The common law the document established, as Lord Judge explored, extended to Australian shores with colonists who enjoyed the same rights as if they were English citizens at home.

"Gradually, in social conditions and societies which are remote from our own, Magna Carta and what Magna Carta was believed to stand for became part of the fabric of our political thinking," Lord Judge said.

"As the centuries unfolded, it came to be exported to places which none of those assembled at Runnymede had ever heard of, like the future United States of America, and Australia itself.

"America, and its ideas of constitutional legal freedoms came to be encapsulated in the Universal Declaration of Human Rights, which was described by Eleanor Roosevelt, one of its architects, 'as a Magna Carta for the modern world'."

But the context in which the Magna Carta was issued, in a time when religion and politics were enmeshed and England was breaking into civil war, could have seen a different outcome.

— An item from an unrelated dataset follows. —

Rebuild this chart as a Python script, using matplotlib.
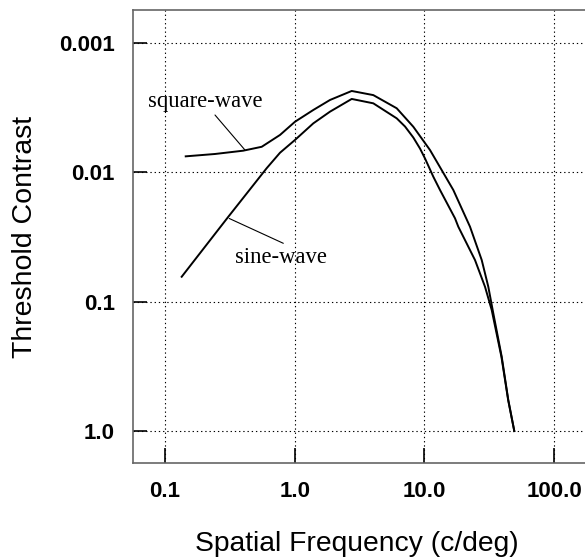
import matplotlib
matplotlib.use("Agg")
import numpy as np
from matplotlib import pyplot as plt

# values (c/deg, threshold contrast)
square_freq = [0.1445, 0.243, 0.400, 0.557, 0.771, 1.006, 1.392, 1.873, 2.754, 4.041,
               6.122, 8.222, 11.06, 16.73, 22.50, 27.70, 31.14, 34.03, 39.51, 44.41, 49.4]
square_thresh = [0.00755, 0.00724, 0.00683, 0.00637, 0.00516, 0.00408, 0.00331, 0.00277, 0.00236, 0.00254,
                 0.00321, 0.00446, 0.00675, 0.01374, 0.0264, 0.04774, 0.0768, 0.1232, 0.2667, 0.5763, 1.0]

sine_freq = [0.1345, 0.308, 0.608, 0.771, 1.006, 1.392, 1.873, 2.754, 4.041, 6.122,
             7.095, 8.222, 9.26, 10.12, 11.73, 13.21, 17.24, 18.28, 24.58, 29.37, 33.08, 39.3, 44.3, 49.4]
sine_thresh = [0.0643, 0.0221, 0.00933, 0.00708, 0.00564, 0.0042, 0.00341, 0.00272, 0.00294, 0.00384,
               0.00444, 0.0054, 0.00657, 0.00784, 0.01085, 0.01374, 0.02273, 0.0264, 0.04774, 0.0768,
               0.1162, 0.2667, 0.5763, 1.0]

x_ticks = [0.1, 1.0, 10.0, 100.0]
x_labels = ["0.1", "1.0", "10.0", "100.0"]
y_ticks = [0.001, 0.01, 0.1, 1.0]
y_labels = ["0.001", "0.01", "0.1", "1.0"]

W, H = 585, 560
fig = plt.figure(figsize=(W / 100, H / 100), dpi=100)
ax = fig.add_axes([132.7 / W, 1 - 463 / H, 1 - 132.7 / W, (463 - 10) / H])

ax.set_xscale("log")
ax.set_yscale("log")
ax.set_xlim(10 ** -1.249, 10 ** 2.239)
ax.set_ylim(10 ** 0.247, 10 ** -3.2526)

ax.plot(square_freq, square_thresh, color="black", lw=1.4, solid_joinstyle="round")
ax.plot(sine_freq, sine_thresh, color="black", lw=1.4, solid_joinstyle="round")

ax.set_xticks(x_ticks)
ax.set_xticklabels(x_labels, fontweight="bold", fontsize=16, family="Liberation Sans")
ax.set_yticks(y_ticks)
ax.set_yticklabels(y_labels, fontweight="bold", fontsize=16, family="Liberation Sans")
ax.minorticks_off()
ax.tick_params(axis="x", direction="in", length=11, width=1.2, pad=13, color="black")
ax.tick_params(axis="y", direction="in", length=10, width=1.2, pad=13, color="black")

ax.grid(True, color="black", lw=0.8, linestyle=(0, (1.2, 2.6)))

for side in ["left", "top", "bottom"]:
    ax.spines[side].set_color("#666666")
    ax.spines[side].set_linewidth(1.2)
ax.spines["right"].set_visible(False)

ax.set_xlabel("Spatial Frequency (c/deg)", fontsize=20.3, family="Liberation Sans", va="top")
ax.xaxis.set_label_coords(0.4948, -0.150)
ax.set_ylabel("Threshold Contrast", fontsize=20.5, family="Liberation Sans")
ax.yaxis.set_label_coords(-0.210, 0.5)

# curve labels with leader lines
fig.text(148, H - 106.7, "square-wave", fontsize=16.3, family="Liberation Serif",
         ha="left", va="baseline", transform=None)
ax.annotate("", xy=(0.414, 0.00675), xytext=(215, H - 115), textcoords="figure pixels",
            arrowprops=dict(arrowstyle="-", color="black", lw=0.8, shrinkA=0, shrinkB=0))
fig.text(235, H - 263, "sine-wave", fontsize=16.3, family="Liberation Serif",
         ha="left", va="baseline", transform=None)
ax.annotate("", xy=(0.313, 0.0228), xytext=(283.3, H - 243.3), textcoords="figure pixels",
            arrowprops=dict(arrowstyle="-", color="black", lw=0.8, shrinkA=0, shrinkB=0))

fig.savefig("out.png", dpi=100)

What if King John did not succumb to the pressure of those rebel barons under which he sealed the document?

What if he did not submit to Pope Innocent III, allowing the Pope to become both the spiritual and feudal power of King John's land, in order for the King to satisfy his worries about his immortal soul?

It was brewing dissatisfaction between King John, backed by the Church of England, and the rebel barons with the City of London on their side, which led to the sealing on 15 June 1215.

"Magna Carta did not emerge, Hollywood style, like a bright apparition, with reverberating violins playing ascending chords, from the muddy, misty field at Runnymede," Lord Judge said.

"It was set, as all historic events are set, within its own context."

So, was all of this, including its lasting legacy, destiny or accident?

"You can make up your own minds whether this was luck or judgment, accident or destiny, inevitable or fortuitous," Lord Judge said.

"(But) the Magna Carta has to survive because it is our responsibility to make it survive, and we must accept that responsibility.

"It is the banner, the symbol, of our liberties."

Among those in attendance of the lecture were Nathan Jacobson OBE (LLB 1946), Chief Justice of the Supreme Court Marilyn Warren, and Chief Justice of the Family Court Diana Bryant.